-- start --

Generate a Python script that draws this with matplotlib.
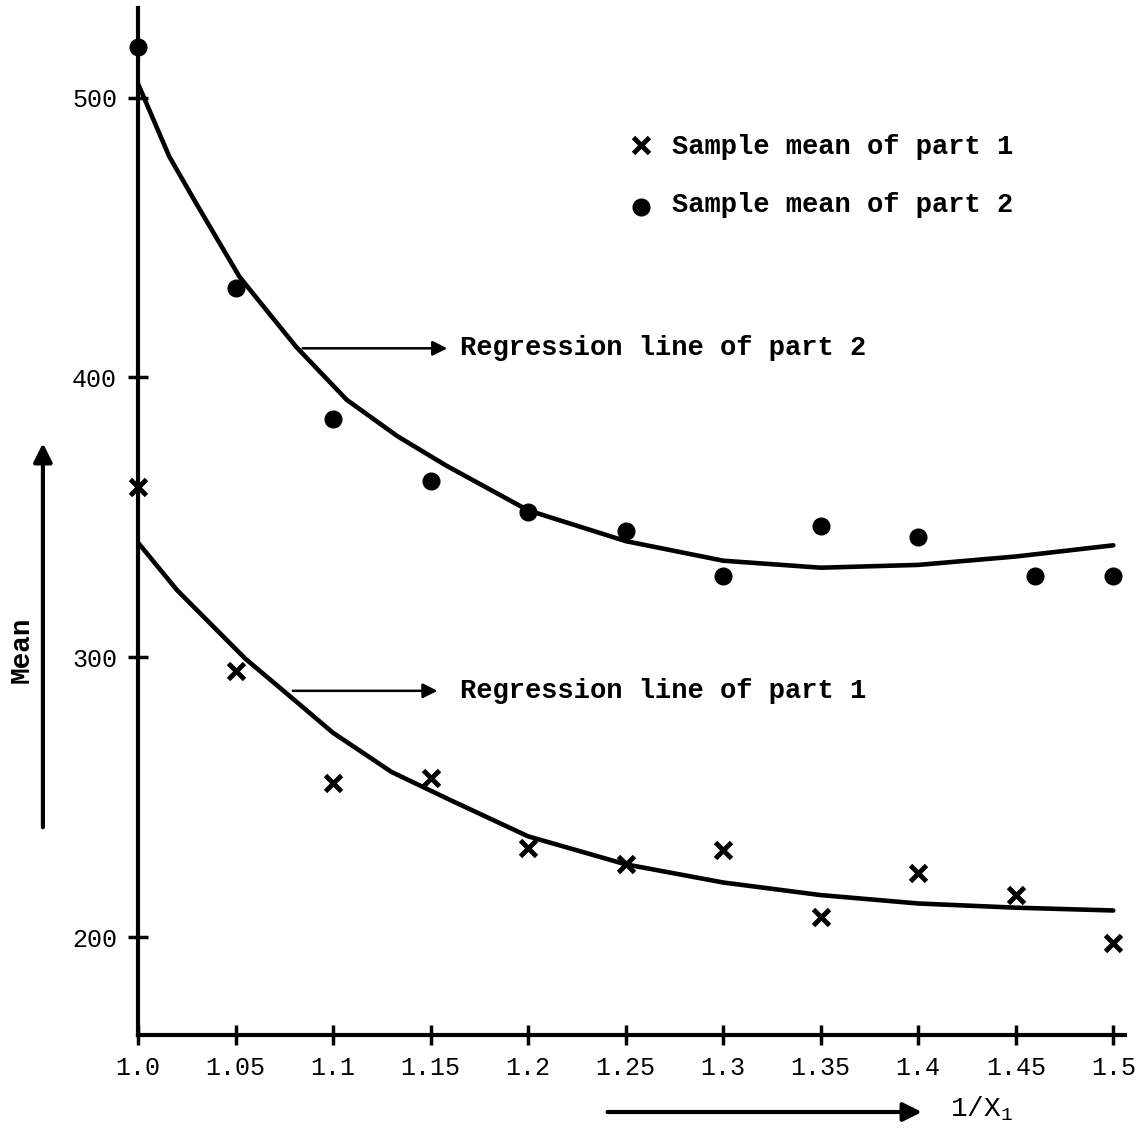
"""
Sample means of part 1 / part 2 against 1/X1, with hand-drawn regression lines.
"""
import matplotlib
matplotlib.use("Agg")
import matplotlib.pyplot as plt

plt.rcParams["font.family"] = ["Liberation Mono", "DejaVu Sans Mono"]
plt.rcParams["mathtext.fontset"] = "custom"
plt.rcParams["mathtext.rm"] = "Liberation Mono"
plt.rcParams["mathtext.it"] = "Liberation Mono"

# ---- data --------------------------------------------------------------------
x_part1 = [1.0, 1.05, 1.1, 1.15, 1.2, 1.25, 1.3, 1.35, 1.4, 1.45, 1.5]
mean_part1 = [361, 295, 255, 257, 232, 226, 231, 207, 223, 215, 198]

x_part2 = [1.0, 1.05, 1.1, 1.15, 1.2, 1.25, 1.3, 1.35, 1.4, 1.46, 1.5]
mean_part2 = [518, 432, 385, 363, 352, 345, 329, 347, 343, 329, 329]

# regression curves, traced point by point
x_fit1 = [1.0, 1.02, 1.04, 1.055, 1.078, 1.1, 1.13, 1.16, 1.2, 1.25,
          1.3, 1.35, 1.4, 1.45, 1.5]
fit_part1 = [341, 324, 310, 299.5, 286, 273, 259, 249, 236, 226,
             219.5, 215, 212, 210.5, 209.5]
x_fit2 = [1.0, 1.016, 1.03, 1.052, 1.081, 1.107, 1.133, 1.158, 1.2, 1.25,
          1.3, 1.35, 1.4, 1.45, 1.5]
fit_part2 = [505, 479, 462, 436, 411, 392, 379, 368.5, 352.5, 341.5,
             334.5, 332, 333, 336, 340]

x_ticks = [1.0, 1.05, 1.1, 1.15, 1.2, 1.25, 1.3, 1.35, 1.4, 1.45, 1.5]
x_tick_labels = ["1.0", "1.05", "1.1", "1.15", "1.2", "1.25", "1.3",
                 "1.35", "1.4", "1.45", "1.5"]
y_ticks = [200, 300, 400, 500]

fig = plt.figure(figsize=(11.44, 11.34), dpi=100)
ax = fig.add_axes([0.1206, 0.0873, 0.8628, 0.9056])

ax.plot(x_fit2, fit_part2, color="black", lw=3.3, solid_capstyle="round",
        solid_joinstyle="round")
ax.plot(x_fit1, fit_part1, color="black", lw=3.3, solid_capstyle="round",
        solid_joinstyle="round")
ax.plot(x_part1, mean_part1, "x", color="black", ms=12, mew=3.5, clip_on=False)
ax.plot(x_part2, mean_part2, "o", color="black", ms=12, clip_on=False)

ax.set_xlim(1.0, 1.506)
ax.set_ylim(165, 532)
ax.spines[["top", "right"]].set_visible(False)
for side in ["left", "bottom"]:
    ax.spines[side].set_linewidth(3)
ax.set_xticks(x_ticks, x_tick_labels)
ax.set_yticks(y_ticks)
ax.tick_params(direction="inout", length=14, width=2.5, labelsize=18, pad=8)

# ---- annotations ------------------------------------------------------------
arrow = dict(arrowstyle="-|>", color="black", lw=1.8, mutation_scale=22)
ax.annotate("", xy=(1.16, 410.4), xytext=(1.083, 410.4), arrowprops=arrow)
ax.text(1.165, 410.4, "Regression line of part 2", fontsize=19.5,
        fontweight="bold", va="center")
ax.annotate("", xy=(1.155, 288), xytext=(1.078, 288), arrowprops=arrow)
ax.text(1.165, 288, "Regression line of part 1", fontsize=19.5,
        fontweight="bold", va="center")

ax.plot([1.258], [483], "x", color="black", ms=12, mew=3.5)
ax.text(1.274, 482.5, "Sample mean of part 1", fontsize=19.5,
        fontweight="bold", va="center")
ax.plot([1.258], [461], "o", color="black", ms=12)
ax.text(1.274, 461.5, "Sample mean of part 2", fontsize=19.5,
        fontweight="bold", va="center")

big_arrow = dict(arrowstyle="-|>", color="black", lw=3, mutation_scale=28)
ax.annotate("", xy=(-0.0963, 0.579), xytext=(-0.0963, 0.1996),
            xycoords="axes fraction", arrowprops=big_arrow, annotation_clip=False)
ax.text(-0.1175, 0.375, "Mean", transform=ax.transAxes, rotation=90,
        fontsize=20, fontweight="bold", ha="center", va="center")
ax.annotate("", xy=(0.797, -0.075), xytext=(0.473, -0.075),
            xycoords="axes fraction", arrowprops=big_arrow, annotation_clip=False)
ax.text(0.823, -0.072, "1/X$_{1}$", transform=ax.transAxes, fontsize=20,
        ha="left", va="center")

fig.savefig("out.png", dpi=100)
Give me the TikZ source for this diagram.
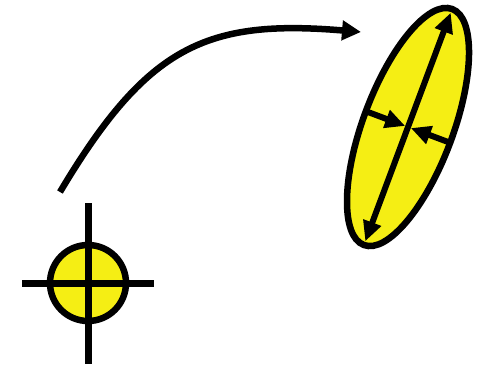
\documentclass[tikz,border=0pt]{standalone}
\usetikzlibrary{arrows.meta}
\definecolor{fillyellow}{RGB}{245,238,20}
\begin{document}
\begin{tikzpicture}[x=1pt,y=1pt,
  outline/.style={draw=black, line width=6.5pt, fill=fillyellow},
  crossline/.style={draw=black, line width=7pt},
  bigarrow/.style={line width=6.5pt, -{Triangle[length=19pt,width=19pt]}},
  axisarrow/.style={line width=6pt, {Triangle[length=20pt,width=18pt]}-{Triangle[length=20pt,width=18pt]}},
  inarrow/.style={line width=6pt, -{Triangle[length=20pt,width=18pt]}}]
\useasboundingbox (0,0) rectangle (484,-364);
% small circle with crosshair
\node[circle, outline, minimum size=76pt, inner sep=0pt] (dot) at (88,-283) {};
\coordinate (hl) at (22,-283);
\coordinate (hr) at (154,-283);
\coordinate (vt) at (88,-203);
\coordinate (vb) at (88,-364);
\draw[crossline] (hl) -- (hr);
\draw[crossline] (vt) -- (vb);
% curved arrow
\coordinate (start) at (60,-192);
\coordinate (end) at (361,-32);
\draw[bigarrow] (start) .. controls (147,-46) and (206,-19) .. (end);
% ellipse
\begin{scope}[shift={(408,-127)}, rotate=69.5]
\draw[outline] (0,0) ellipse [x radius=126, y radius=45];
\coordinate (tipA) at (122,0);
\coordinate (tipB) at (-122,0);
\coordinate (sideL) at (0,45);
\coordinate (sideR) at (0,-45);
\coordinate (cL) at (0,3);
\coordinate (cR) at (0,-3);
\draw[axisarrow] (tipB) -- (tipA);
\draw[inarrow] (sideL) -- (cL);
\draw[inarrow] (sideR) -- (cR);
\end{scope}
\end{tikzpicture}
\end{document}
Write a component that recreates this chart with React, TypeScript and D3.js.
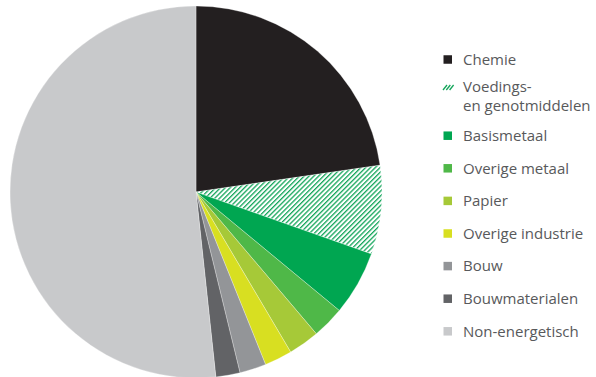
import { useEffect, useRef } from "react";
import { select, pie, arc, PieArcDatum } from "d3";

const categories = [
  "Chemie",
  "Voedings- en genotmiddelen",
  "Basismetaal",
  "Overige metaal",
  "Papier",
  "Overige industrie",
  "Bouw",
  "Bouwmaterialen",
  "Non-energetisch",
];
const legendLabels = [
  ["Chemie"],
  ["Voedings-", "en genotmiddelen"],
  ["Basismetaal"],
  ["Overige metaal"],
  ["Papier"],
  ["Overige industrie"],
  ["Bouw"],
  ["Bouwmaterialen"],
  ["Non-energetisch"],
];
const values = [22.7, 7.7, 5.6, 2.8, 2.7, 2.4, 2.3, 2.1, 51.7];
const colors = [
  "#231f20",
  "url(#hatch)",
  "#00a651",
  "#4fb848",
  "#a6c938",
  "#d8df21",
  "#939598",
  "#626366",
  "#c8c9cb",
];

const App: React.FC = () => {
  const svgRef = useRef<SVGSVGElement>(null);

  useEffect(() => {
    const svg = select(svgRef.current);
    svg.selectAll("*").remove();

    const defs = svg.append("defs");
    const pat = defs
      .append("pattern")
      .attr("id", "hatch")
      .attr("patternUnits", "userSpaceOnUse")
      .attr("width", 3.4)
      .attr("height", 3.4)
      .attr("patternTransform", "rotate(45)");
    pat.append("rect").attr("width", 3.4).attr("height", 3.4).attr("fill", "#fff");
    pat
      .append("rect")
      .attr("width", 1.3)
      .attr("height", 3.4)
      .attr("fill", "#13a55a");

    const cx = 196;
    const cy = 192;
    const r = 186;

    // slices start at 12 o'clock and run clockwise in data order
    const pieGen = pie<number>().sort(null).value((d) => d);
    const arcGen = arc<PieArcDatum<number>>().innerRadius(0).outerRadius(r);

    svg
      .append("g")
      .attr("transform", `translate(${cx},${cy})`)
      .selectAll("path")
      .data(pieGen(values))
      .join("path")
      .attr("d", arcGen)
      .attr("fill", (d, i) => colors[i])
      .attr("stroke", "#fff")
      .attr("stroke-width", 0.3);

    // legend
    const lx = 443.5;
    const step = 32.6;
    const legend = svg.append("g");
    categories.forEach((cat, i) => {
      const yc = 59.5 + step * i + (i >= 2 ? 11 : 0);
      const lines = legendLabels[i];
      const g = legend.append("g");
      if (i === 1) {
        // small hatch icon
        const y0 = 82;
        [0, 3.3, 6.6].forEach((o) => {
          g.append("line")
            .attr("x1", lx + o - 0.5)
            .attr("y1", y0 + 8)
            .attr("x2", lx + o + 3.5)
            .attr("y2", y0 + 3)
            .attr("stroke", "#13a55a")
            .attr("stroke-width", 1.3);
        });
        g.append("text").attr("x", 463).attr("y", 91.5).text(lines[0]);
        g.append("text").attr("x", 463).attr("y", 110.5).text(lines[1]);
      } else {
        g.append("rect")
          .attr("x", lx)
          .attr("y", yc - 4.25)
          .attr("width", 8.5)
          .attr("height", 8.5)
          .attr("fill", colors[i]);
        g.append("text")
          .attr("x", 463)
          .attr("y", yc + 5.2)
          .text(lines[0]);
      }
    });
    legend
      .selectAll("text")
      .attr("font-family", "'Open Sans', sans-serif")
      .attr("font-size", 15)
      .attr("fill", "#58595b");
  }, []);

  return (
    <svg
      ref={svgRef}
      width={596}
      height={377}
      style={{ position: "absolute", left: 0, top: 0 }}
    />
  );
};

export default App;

-- end --

_Instructions for the task_
Restate word for word only the lines from where the entries begin through the one with "334.5, 332, 333, 336, 340]"; omit the pictures.

_Reply to the exercise_
Generate a Python script that draws this with matplotlib.
"""
Sample means of part 1 / part 2 against 1/X1, with hand-drawn regression lines.
"""
import matplotlib
matplotlib.use("Agg")
import matplotlib.pyplot as plt

plt.rcParams["font.family"] = ["Liberation Mono", "DejaVu Sans Mono"]
plt.rcParams["mathtext.fontset"] = "custom"
plt.rcParams["mathtext.rm"] = "Liberation Mono"
plt.rcParams["mathtext.it"] = "Liberation Mono"

# ---- data --------------------------------------------------------------------
x_part1 = [1.0, 1.05, 1.1, 1.15, 1.2, 1.25, 1.3, 1.35, 1.4, 1.45, 1.5]
mean_part1 = [361, 295, 255, 257, 232, 226, 231, 207, 223, 215, 198]

x_part2 = [1.0, 1.05, 1.1, 1.15, 1.2, 1.25, 1.3, 1.35, 1.4, 1.46, 1.5]
mean_part2 = [518, 432, 385, 363, 352, 345, 329, 347, 343, 329, 329]

# regression curves, traced point by point
x_fit1 = [1.0, 1.02, 1.04, 1.055, 1.078, 1.1, 1.13, 1.16, 1.2, 1.25,
          1.3, 1.35, 1.4, 1.45, 1.5]
fit_part1 = [341, 324, 310, 299.5, 286, 273, 259, 249, 236, 226,
             219.5, 215, 212, 210.5, 209.5]
x_fit2 = [1.0, 1.016, 1.03, 1.052, 1.081, 1.107, 1.133, 1.158, 1.2, 1.25,
          1.3, 1.35, 1.4, 1.45, 1.5]
fit_part2 = [505, 479, 462, 436, 411, 392, 379, 368.5, 352.5, 341.5,
             334.5, 332, 333, 336, 340]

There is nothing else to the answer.